The video conferencing market is continuing to undergo a transformation as people and businesses shift away from expensive and complex systems housed in conference rooms and opt instead for software- and cloud-based solutions that enable them to collaborate at any time from anywhere and on any device. Employees are becoming more mobile, working remotely or from the road, and are using a greater range of devices—including smartphones, tablets and notebooks—to collaborate on.
IDC analysts for a couple of years have followed the shift in the market, noting that sales of video conferencing equipment continue to fall even as the demand for collaboration technologies increases. Video continues to be a key part of businesses' collaboration strategies, but "among the challenges customers are currently working through is determining exactly when and how to provision their video deployments as more software-centric and cloud-based service offerings become part of the enterprise video market landscape," Petr Jirovsky, research manager for IDC's Worldwide Networking Trackers, said in a statement in August.

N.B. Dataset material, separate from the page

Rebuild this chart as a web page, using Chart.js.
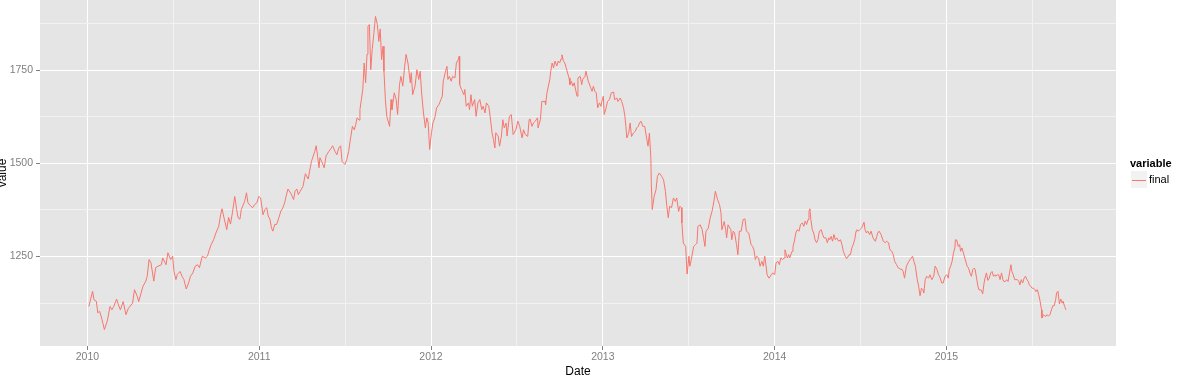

Officials with Blue Jeans and AT&T noted a survey by Instant.ly that found that 95 percent of respondents said video collaboration improves business relationships, and 87 percent preferred to connect with their remote manager over video. Eighty percent would rather speak to customers via video, and 73 percent want to talk about sensitive human-relations issues over video.
"Despite all the advances in modern technology, the most powerful tool for business still remains the human face," Blue Jeans CEO Krish Ramakrishnan said in a statement.